A Walk at Frederiksberg
is a city surrounded by another city which is Copenhagen. A few hundred years ago it was the countryside outside of Copenhagen. The two cities have grown together, and you don’t see clearly if you are in one city or the other.
There is a certain old fashioned likeable sensation in Frederiksberg I will show you a part of it with my photos from this past Monday.
The agriculture science students had begun their studies this Monday, and for the first time, I was shown the old faculty where my husband had studied fifty years ago.
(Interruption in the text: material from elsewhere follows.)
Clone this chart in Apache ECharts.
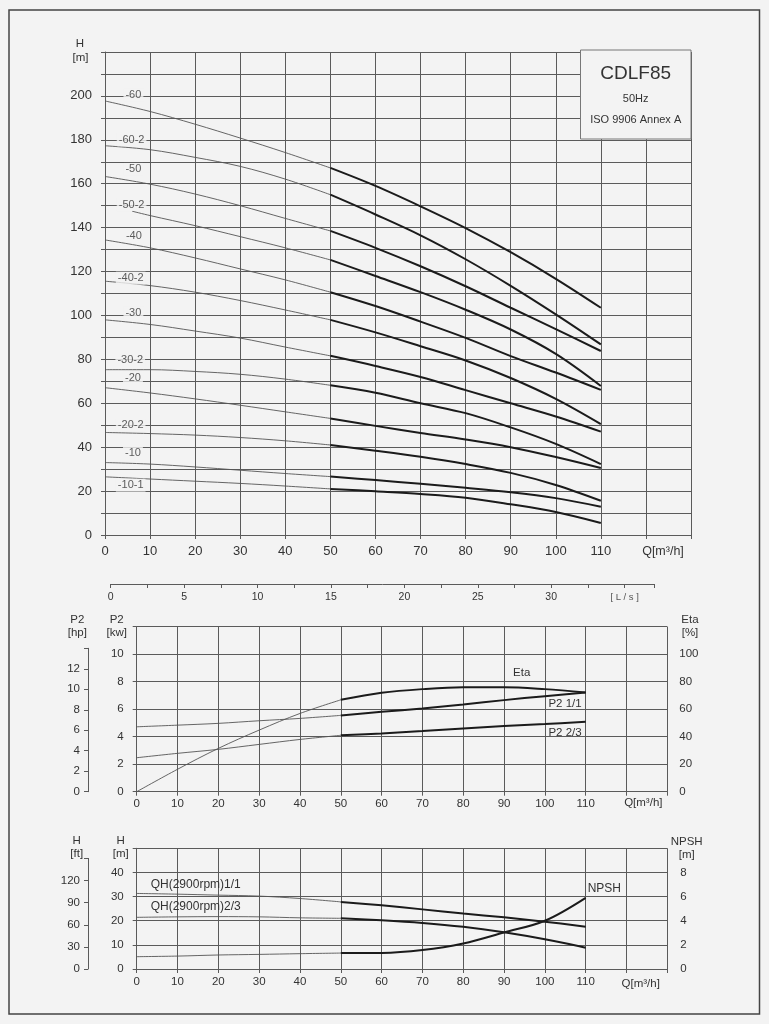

I got the feeling that I am not old, but the students are young and regard us as old people.
Stolpersteine or Stumbling Stones
Connected to the institution is a botanical garden which is a popular place to take a break from work or from studies. The surrounding streets are paved with impressive villas and bigger buildings from the pre- world-war I era when architecture was still beautiful.
I have mentioned Stolpersteine before, and in a short diameter, we localised four different ones nearly invisible among the cobblestones in the pavements. Each stone represents a tragedy as a human being was murdered because of ethnicity. The German occupation power took action on October 1, 1943, matching the Jewish holiday of Jom Kippur.
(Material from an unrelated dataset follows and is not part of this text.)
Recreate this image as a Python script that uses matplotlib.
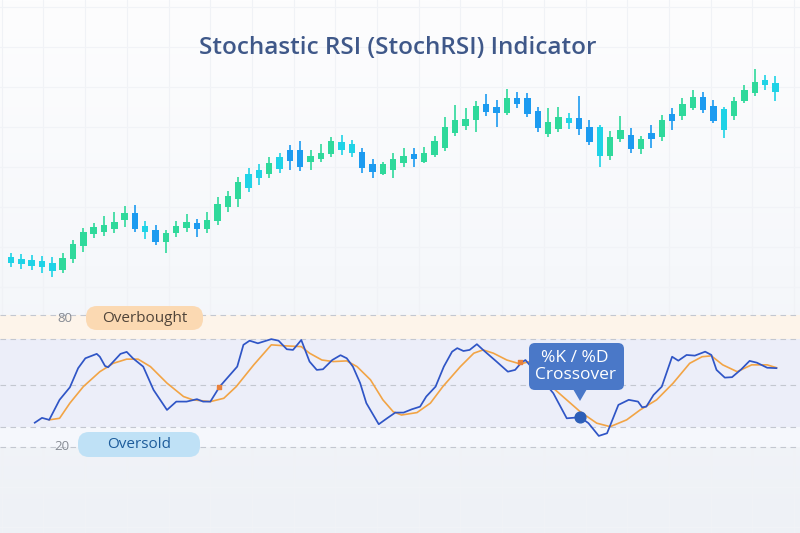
import numpy as np
import matplotlib.pyplot as plt
from matplotlib.patches import FancyBboxPatch, Polygon

plt.rcParams['font.family'] = ['Open Sans', 'DejaVu Sans']

# Candles (price units)
opens = [21.4, 20.5, 20.0, 19.5, 18.7, 15.0, 20.4, 27.2, 33.0, 34.2, 35.5, 40.0, 43.7, 37.2, 34.9,
         28.9, 33.4, 35.9, 38.5, 35.4, 39.5, 46.4, 50.4, 56.2, 60.9, 63.0, 65.5, 74.9, 75.0, 69.0,
         70.4, 73.0, 75.0, 77.9, 73.9, 67.9, 63.0, 65.0, 68.4, 72.9, 69.2, 72.5, 75.9, 83.7, 87.0,
         90.0, 97.9, 96.7, 93.7, 101.2, 101.2, 94.7, 83.0, 85.5, 91.2, 90.9, 86.4, 86.4, 72.0, 80.5,
         82.4, 75.4, 83.4, 81.4, 93.2, 92.0, 96.2, 101.7, 97.2, 95.4, 92.0, 99.5, 103.4, 107.5, 108.4]
closes = [18.7, 18.0, 17.2, 16.4, 14.7, 21.0, 27.9, 33.9, 36.4, 37.7, 38.9, 43.7, 35.7, 34.2, 29.2,
          33.5, 37.0, 38.9, 35.4, 39.9, 47.9, 52.0, 59.2, 62.9, 65.0, 68.4, 71.7, 69.7, 66.4, 72.2,
          73.7, 79.4, 79.2, 73.4, 65.9, 64.2, 67.9, 70.5, 71.9, 70.5, 73.4, 79.5, 86.4, 89.9, 90.7,
          97.0, 94.2, 93.7, 100.9, 97.9, 92.9, 85.9, 89.0, 91.7, 88.7, 85.4, 79.2, 72.0, 81.5, 85.0,
          75.7, 80.7, 80.5, 90.0, 89.5, 98.2, 101.4, 95.0, 89.5, 85.0, 99.7, 105.0, 109.2, 110.0, 103.9]
highs = [23.7, 23.0, 22.5, 22.0, 21.7, 23.7, 30.0, 35.9, 38.4, 42.0, 44.0, 47.0, 47.4, 39.5, 37.4,
         35.0, 39.7, 43.0, 40.4, 44.0, 51.7, 54.7, 61.7, 66.2, 68.0, 71.4, 73.4, 77.5, 79.5, 75.0,
         78.0, 81.7, 82.5, 80.0, 76.2, 70.5, 69.2, 73.7, 75.9, 76.2, 76.4, 82.0, 91.7, 97.5, 96.2,
         99.5, 102.9, 100.0, 105.4, 104.0, 103.4, 96.7, 96.2, 96.7, 93.7, 102.2, 90.0, 87.5, 84.5, 92.0,
         85.9, 82.0, 87.5, 92.5, 96.2, 100.9, 105.0, 104.2, 100.0, 96.7, 101.7, 107.5, 115.4, 112.5, 112.0]
lows = [16.4, 15.5, 15.0, 13.7, 11.7, 13.4, 18.7, 24.2, 30.9, 32.2, 33.4, 36.7, 34.2, 30.5, 27.5,
        23.4, 31.7, 34.2, 31.7, 33.7, 37.5, 44.0, 46.7, 54.2, 57.5, 60.9, 63.4, 65.0, 64.7, 65.0,
        69.2, 71.7, 72.5, 71.7, 63.4, 60.9, 62.5, 61.2, 66.7, 66.7, 68.4, 71.4, 74.7, 82.0, 85.0,
        84.2, 92.0, 86.7, 92.5, 96.0, 91.4, 84.2, 81.4, 84.2, 85.4, 82.5, 77.5, 66.4, 70.0, 79.2,
        73.4, 72.9, 75.9, 79.5, 85.0, 90.0, 95.0, 93.4, 88.4, 80.9, 90.0, 98.4, 102.2, 105.0, 99.7]
cyan_candles = [0, 1, 2, 3, 4, 13, 23, 24, 26, 32, 33, 54, 57, 69, 73, 74]

# StochRSI %K and %D (x in candle index units)
k_x = [2.3, 3.0, 3.7, 4.7, 5.7, 6.5, 7.2, 8.3, 8.6, 9.1, 9.4, 10.6, 11.2, 11.8, 12.8, 13.8, 15.1,
       16.0, 17.0, 18.0, 18.6, 19.3, 20.2, 21.9, 22.5, 23.1, 23.9, 25.2, 25.9, 26.7, 27.3, 28.1,
       28.9, 29.6, 30.2, 31.1, 31.9, 32.5, 33.1, 33.8, 34.4, 35.6, 36.4, 37.2, 38.0, 38.8, 39.6,
       40.2, 41.1, 41.9, 42.7, 43.2, 43.8, 44.4, 45.1, 45.7, 47.0, 48.1, 48.8, 49.4, 49.8, 50.2,
       52.5, 53.8, 55.1, 55.9, 56.9, 57.7, 58.8, 59.8, 60.7, 61.1, 61.5, 62.2, 63.0, 64.0, 64.6,
       65.4, 66.2, 67.2, 67.8, 68.3, 69.1, 69.8, 70.7, 71.5, 72.2, 73.2, 74.1]
k_val = [31.0, 33.2, 32.3, 41.4, 47.1, 55.8, 60.3, 62.3, 61.0, 56.8, 56.2, 62.3, 63.2, 60.3, 56.5,
         45.9, 36.8, 40.6, 40.6, 41.7, 40.6, 40.6, 47.4, 56.5, 66.4, 68.3, 67.1, 69.0, 68.3, 64.4,
         64.1, 68.6, 58.8, 55.0, 55.3, 59.5, 61.7, 60.3, 56.5, 49.0, 39.9, 30.3, 33.0, 35.6, 35.6,
         37.1, 38.3, 42.9, 47.4, 56.5, 63.3, 64.9, 63.6, 64.1, 66.7, 64.1, 58.8, 54.2, 55.0, 58.3,
         59.5, 57.3, 44.4, 33.0, 33.5, 30.8, 25.0, 26.2, 39.1, 41.4, 40.6, 38.0, 38.3, 43.6, 47.4,
         61.0, 59.2, 61.8, 61.5, 63.3, 61.8, 55.0, 51.5, 51.7, 55.3, 59.1, 58.3, 56.0, 55.8]
d_x = [3.7, 4.7, 5.7, 7.0, 8.6, 9.9, 11.2, 12.3, 13.5, 15.1, 16.7, 17.6, 19.3, 20.6, 21.8, 23.5,
       25.2, 26.7, 28.1, 28.9, 30.1, 31.2, 32.5, 33.5, 34.8, 36.0, 37.0, 37.8, 39.3, 40.6, 41.8,
       43.5, 44.8, 45.7, 46.7, 48.0, 49.3, 50.2, 52.5, 55.1, 56.7, 58.0, 59.6, 60.9, 62.5, 64.1,
       65.7, 66.9, 67.8, 68.9, 70.3, 71.7, 73.2, 74.1]
d_val = [32.3, 33.0, 39.9, 47.4, 54.2, 58.0, 59.9, 59.9, 56.5, 49.0, 42.9, 41.4, 40.6, 42.1, 47.4,
         57.3, 66.4, 65.9, 65.6, 62.6, 59.5, 58.8, 59.1, 56.5, 50.5, 41.4, 36.0, 34.5, 35.6, 39.9,
         47.4, 56.5, 62.6, 64.1, 62.6, 59.5, 57.7, 58.8, 46.7, 36.0, 30.8, 29.2, 32.3, 36.8, 41.4,
         49.0, 58.0, 61.0, 61.4, 57.3, 54.2, 57.3, 57.3, 56.0]
levels = [80, 69, 48, 29, 20]
cross_marks_x = [20.1, 49.3]
cross_marks_y = [47.1, 58.8]
crossover = (55.1, 33.5)

GREEN, BLUE, CYAN = '#2fd99b', '#1c9bf0', '#1fd3e6'

fig = plt.figure(figsize=(8, 5.33), dpi=100)

# background gradient + faint grid
bg = fig.add_axes([0, 0, 1, 1], zorder=-5)
grad = np.linspace(0, 1, 256)[:, None]
bg.imshow(grad, cmap=plt.matplotlib.colors.LinearSegmentedColormap.from_list(
    'bg', ['#fdfdfe', '#f6f8fb', '#eef1f6']), aspect='auto', extent=(0, 800, 533, 0))
for gx in np.arange(1.7, 800, 41.7):
    bg.axvline(gx, color='#f0f2f6', lw=0.8)
for gy in np.arange(7, 533, 40):
    bg.axhline(gy, color='#f1f3f7', lw=0.8)
bg.set_xlim(0, 800)
bg.set_ylim(533, 0)
bg.axis('off')

# candles
ax = fig.add_axes([0, 0.456, 1, 0.4315])
ax.patch.set_alpha(0)
xs = np.arange(len(opens))
cols = []
for i in xs:
    if i in cyan_candles:
        cols.append(CYAN)
    elif closes[i] >= opens[i]:
        cols.append(GREEN)
    else:
        cols.append(BLUE)
ax.vlines(xs, lows, highs, colors=cols, lw=1.2)
ax.bar(xs, np.abs(np.array(closes) - np.array(opens)), bottom=np.minimum(opens, closes),
       width=0.62, color=cols)
ax.set_xlim(-1.065, 76.38)
ax.set_ylim(5, 120)
ax.axis('off')

# oscillator
ao = fig.add_axes([0, 0.1182, 1, 0.319])
ao.patch.set_alpha(0)
ao.axhspan(69, 80, color='#fdf4ea', lw=0)
ao.axhspan(29, 69, color='#eceef9', lw=0)
ao.axhspan(20, 29, color='#f5f7fc', lw=0)
for lv in levels:
    ao.axhline(lv, color='#c3c7d0', lw=0.8, ls=(0, (5, 4)))
ao.plot(d_x, d_val, color='#f2a445', lw=1.2, zorder=3)
ao.plot(k_x, k_val, color='#2f55c6', lw=1.25, zorder=4)
ao.scatter(cross_marks_x, cross_marks_y, marker='s', s=10, color='#e8803c', zorder=5)
ao.set_xlim(-1.065, 76.38)
ao.set_ylim(9.5, 86.8)
ao.axis('off')

# overlay in pixel units
ov = fig.add_axes([0, 0, 1, 1], zorder=5)
ov.set_xlim(0, 800)
ov.set_ylim(533, 0)
ov.axis('off')

ov.text(398, 48, 'Stochastic RSI (StochRSI) Indicator', ha='center', va='center',
        fontsize=17.5, fontweight='semibold', color='#3f5889')

ov.text(65, 318, '80', ha='center', va='center', fontsize=9.5, color='#868b94')
ov.text(62, 447, '20', ha='center', va='center', fontsize=9.5, color='#868b94')
ov.add_patch(FancyBboxPatch((86, 306), 117, 24, boxstyle='round,pad=0,rounding_size=11',
                            fc='#fbd9b2', ec='none'))
ov.text(144.5, 318, 'Overbought', ha='center', va='center', fontsize=11, color='#4f4439')
ov.add_patch(FancyBboxPatch((78, 432), 122, 25, boxstyle='round,pad=0,rounding_size=11',
                            fc='#bfe1f6', ec='none'))
ov.text(139, 444.5, 'Oversold', ha='center', va='center', fontsize=11, color='#1d5c9b')

# crossover callout
ov.add_patch(FancyBboxPatch((529, 343), 95, 47, boxstyle='round,pad=0,rounding_size=6',
                            fc='#4a78c8', ec='none'))
ov.add_patch(Polygon([(573, 389), (587, 389), (580, 401)], closed=True, fc='#4a78c8', ec='none'))
ov.text(575, 366.5, '%K / %D\nCrossover', ha='center', va='center', fontsize=12.5,
        color='white', linespacing=1.15)
ao.scatter([crossover[0]], [crossover[1]], s=60, color='#2d5fb8', zorder=6)

fig.savefig('out.png', dpi=100)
The rescue of the Danish Jews occurred during Nazi Germany’s occupation of Denmark during World War II. On October 1, 1943, Nazi leader Adolf Hitler ordered Danish Jews to be arrested and deported. The Danish resistance movement, with the assistance of many Danish citizens, managed to evacuate 7,220 of Denmark’s 7,800 Jews, plus 686 non-Jewish spouses, by sea to nearby neutral Sweden.
The rescue allowed the vast majority of Denmark’s Jewish population to avoid capture by the Nazis, and is considered one of the largest actions of collective resistance to aggression in the countries occupied by Nazi Germany. As a result of the rescue, and of the following Danish intercession on behalf of the 464 Danish Jews who were captured and deported to the Theresienstadt transit camp in the Protectorate of Bohemia and Moravia, over 99% of Denmark’s Jewish population survived the Holocaust.From Wikipedia
In our search for stumble stones, we came across a memorial plaque on the wall of Forchammervej. Two resistance fighters had been shot at that spot. It matches the theme as the Jews couldn’t have saved themselves without the help of many volunteers.
Walking around in a beautiful old city carries many emotions longing back to our youth but also shows the dark history of unwanted but innocent persons getting caught and sent to their death.